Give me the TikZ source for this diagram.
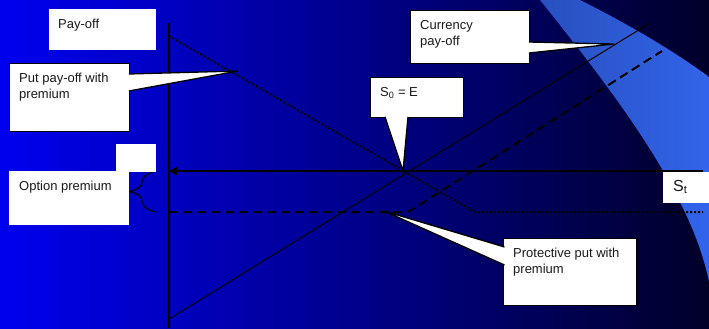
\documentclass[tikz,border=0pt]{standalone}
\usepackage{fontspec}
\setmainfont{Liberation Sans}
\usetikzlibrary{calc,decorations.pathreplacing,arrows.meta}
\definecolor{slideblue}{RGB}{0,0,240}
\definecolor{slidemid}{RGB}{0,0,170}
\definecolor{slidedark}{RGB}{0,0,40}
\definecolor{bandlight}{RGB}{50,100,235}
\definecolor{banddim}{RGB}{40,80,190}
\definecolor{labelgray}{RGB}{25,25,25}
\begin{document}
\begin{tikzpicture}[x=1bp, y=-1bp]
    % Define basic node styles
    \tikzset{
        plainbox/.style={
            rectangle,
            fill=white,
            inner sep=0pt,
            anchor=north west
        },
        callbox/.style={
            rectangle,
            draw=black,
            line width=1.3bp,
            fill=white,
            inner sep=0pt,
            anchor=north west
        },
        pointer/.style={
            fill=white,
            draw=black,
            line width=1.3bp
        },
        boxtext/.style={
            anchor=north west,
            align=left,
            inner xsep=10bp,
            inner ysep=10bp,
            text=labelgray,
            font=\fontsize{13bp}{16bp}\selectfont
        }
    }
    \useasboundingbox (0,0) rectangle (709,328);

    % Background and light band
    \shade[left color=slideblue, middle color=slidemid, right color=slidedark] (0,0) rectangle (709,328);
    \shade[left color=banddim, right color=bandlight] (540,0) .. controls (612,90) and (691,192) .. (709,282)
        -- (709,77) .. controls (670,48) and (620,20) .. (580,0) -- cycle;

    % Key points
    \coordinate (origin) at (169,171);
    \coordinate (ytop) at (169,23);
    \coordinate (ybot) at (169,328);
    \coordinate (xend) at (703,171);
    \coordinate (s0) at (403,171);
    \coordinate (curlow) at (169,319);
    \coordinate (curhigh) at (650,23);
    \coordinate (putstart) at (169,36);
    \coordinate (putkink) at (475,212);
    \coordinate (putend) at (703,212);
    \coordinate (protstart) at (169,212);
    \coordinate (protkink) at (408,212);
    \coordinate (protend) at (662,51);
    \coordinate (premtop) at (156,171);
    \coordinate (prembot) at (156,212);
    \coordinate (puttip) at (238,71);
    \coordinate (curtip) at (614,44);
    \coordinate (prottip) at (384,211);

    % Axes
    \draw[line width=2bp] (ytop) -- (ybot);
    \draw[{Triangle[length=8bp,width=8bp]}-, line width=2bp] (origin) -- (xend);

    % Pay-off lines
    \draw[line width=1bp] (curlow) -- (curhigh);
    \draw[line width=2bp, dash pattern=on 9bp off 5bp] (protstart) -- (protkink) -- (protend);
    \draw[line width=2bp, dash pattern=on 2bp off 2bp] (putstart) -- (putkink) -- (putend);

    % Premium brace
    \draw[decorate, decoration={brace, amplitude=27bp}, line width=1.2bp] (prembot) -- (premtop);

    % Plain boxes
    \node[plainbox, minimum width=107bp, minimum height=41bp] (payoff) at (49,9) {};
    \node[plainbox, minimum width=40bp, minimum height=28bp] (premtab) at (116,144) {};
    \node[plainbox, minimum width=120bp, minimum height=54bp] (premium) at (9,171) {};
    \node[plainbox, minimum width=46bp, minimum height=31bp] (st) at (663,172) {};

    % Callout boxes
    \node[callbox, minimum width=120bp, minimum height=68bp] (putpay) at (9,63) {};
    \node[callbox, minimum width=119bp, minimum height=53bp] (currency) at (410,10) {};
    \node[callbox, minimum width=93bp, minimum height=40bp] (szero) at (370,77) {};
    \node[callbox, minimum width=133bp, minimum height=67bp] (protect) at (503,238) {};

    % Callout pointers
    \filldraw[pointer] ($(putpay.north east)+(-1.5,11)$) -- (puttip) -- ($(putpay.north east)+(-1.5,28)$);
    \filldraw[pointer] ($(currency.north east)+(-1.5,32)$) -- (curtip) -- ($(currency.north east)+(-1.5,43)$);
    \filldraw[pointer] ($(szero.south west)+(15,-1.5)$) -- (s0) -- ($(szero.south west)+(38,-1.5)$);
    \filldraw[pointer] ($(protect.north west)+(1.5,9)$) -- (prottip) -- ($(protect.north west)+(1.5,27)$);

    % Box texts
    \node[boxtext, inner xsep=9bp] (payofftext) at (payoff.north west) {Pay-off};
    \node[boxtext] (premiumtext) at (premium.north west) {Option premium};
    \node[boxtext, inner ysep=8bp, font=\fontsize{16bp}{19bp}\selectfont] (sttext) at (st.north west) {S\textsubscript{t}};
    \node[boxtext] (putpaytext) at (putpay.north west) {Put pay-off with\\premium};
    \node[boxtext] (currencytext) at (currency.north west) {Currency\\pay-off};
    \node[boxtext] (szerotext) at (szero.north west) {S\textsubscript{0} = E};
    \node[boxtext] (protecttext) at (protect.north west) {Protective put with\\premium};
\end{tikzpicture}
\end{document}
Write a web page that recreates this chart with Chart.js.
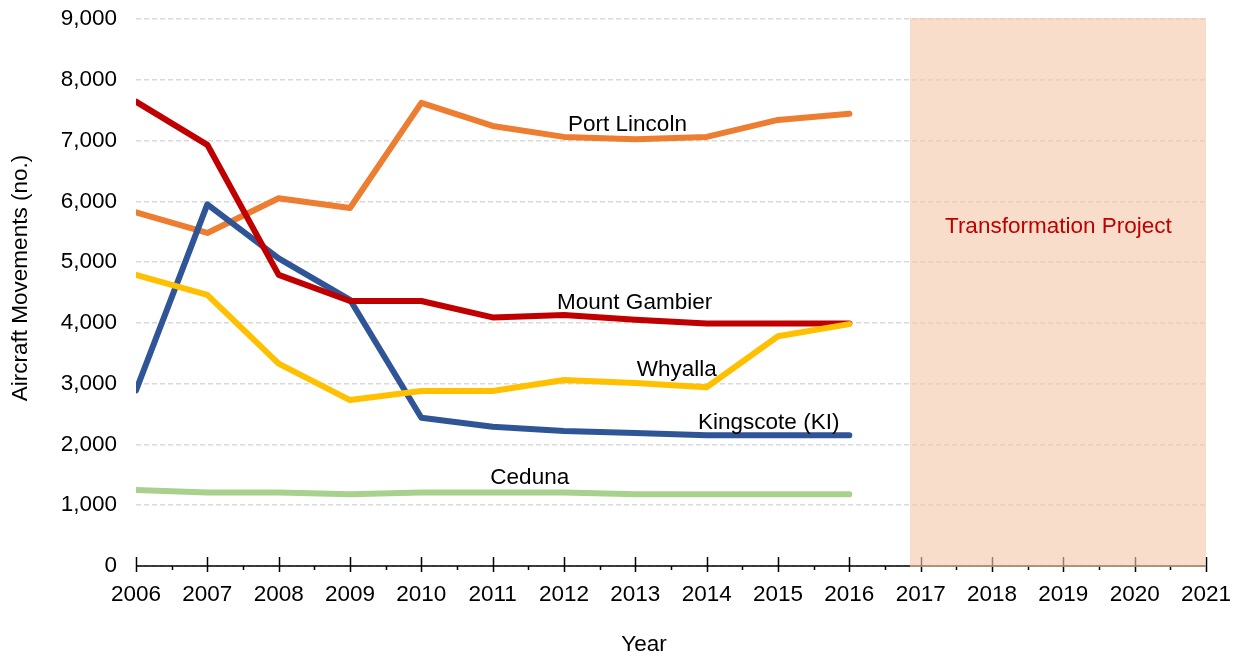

> [The problem]: Keep the pictures out of your copy, and repeat every entry above exactly.

> [The answer]:
Give me the TikZ source for this diagram.
\documentclass[tikz,border=0pt]{standalone}
\usepackage{fontspec}
\setmainfont{Liberation Sans}
\usetikzlibrary{calc,decorations.pathreplacing,arrows.meta}
\definecolor{slideblue}{RGB}{0,0,240}
\definecolor{slidemid}{RGB}{0,0,170}
\definecolor{slidedark}{RGB}{0,0,40}
\definecolor{bandlight}{RGB}{50,100,235}
\definecolor{banddim}{RGB}{40,80,190}
\definecolor{labelgray}{RGB}{25,25,25}
\begin{document}
\begin{tikzpicture}[x=1bp, y=-1bp]
    % Define basic node styles
    \tikzset{
        plainbox/.style={
            rectangle,
            fill=white,
            inner sep=0pt,
            anchor=north west
        },
        callbox/.style={
            rectangle,
            draw=black,
            line width=1.3bp,
            fill=white,
            inner sep=0pt,
            anchor=north west
        },
        pointer/.style={
            fill=white,
            draw=black,
            line width=1.3bp
        },
        boxtext/.style={
            anchor=north west,
            align=left,
            inner xsep=10bp,
            inner ysep=10bp,
            text=labelgray,
            font=\fontsize{13bp}{16bp}\selectfont
        }
    }
    \useasboundingbox (0,0) rectangle (709,328);

    % Background and light band
    \shade[left color=slideblue, middle color=slidemid, right color=slidedark] (0,0) rectangle (709,328);
    \shade[left color=banddim, right color=bandlight] (540,0) .. controls (612,90) and (691,192) .. (709,282)
        -- (709,77) .. controls (670,48) and (620,20) .. (580,0) -- cycle;

    % Key points
    \coordinate (origin) at (169,171);
    \coordinate (ytop) at (169,23);
    \coordinate (ybot) at (169,328);
    \coordinate (xend) at (703,171);
    \coordinate (s0) at (403,171);
    \coordinate (curlow) at (169,319);
    \coordinate (curhigh) at (650,23);
    \coordinate (putstart) at (169,36);
    \coordinate (putkink) at (475,212);
    \coordinate (putend) at (703,212);
    \coordinate (protstart) at (169,212);
    \coordinate (protkink) at (408,212);
    \coordinate (protend) at (662,51);
    \coordinate (premtop) at (156,171);
    \coordinate (prembot) at (156,212);
    \coordinate (puttip) at (238,71);
    \coordinate (curtip) at (614,44);
    \coordinate (prottip) at (384,211);

    % Axes
    \draw[line width=2bp] (ytop) -- (ybot);
    \draw[{Triangle[length=8bp,width=8bp]}-, line width=2bp] (origin) -- (xend);

    % Pay-off lines
    \draw[line width=1bp] (curlow) -- (curhigh);
    \draw[line width=2bp, dash pattern=on 9bp off 5bp] (protstart) -- (protkink) -- (protend);
    \draw[line width=2bp, dash pattern=on 2bp off 2bp] (putstart) -- (putkink) -- (putend);

    % Premium brace
    \draw[decorate, decoration={brace, amplitude=27bp}, line width=1.2bp] (prembot) -- (premtop);

    % Plain boxes
    \node[plainbox, minimum width=107bp, minimum height=41bp] (payoff) at (49,9) {};
    \node[plainbox, minimum width=40bp, minimum height=28bp] (premtab) at (116,144) {};
    \node[plainbox, minimum width=120bp, minimum height=54bp] (premium) at (9,171) {};
    \node[plainbox, minimum width=46bp, minimum height=31bp] (st) at (663,172) {};

    % Callout boxes
    \node[callbox, minimum width=120bp, minimum height=68bp] (putpay) at (9,63) {};
    \node[callbox, minimum width=119bp, minimum height=53bp] (currency) at (410,10) {};
    \node[callbox, minimum width=93bp, minimum height=40bp] (szero) at (370,77) {};
    \node[callbox, minimum width=133bp, minimum height=67bp] (protect) at (503,238) {};

    % Callout pointers
    \filldraw[pointer] ($(putpay.north east)+(-1.5,11)$) -- (puttip) -- ($(putpay.north east)+(-1.5,28)$);
    \filldraw[pointer] ($(currency.north east)+(-1.5,32)$) -- (curtip) -- ($(currency.north east)+(-1.5,43)$);
    \filldraw[pointer] ($(szero.south west)+(15,-1.5)$) -- (s0) -- ($(szero.south west)+(38,-1.5)$);
    \filldraw[pointer] ($(protect.north west)+(1.5,9)$) -- (prottip) -- ($(protect.north west)+(1.5,27)$);

    % Box texts
    \node[boxtext, inner xsep=9bp] (payofftext) at (payoff.north west) {Pay-off};
    \node[boxtext] (premiumtext) at (premium.north west) {Option premium};
    \node[boxtext, inner ysep=8bp, font=\fontsize{16bp}{19bp}\selectfont] (sttext) at (st.north west) {S\textsubscript{t}};
    \node[boxtext] (putpaytext) at (putpay.north west) {Put pay-off with\\premium};
    \node[boxtext] (currencytext) at (currency.north west) {Currency\\pay-off};
    \node[boxtext] (szerotext) at (szero.north west) {S\textsubscript{0} = E};
    \node[boxtext] (protecttext) at (protect.north west) {Protective put with\\premium};
\end{tikzpicture}
\end{document}
Write a web page that recreates this chart with Chart.js.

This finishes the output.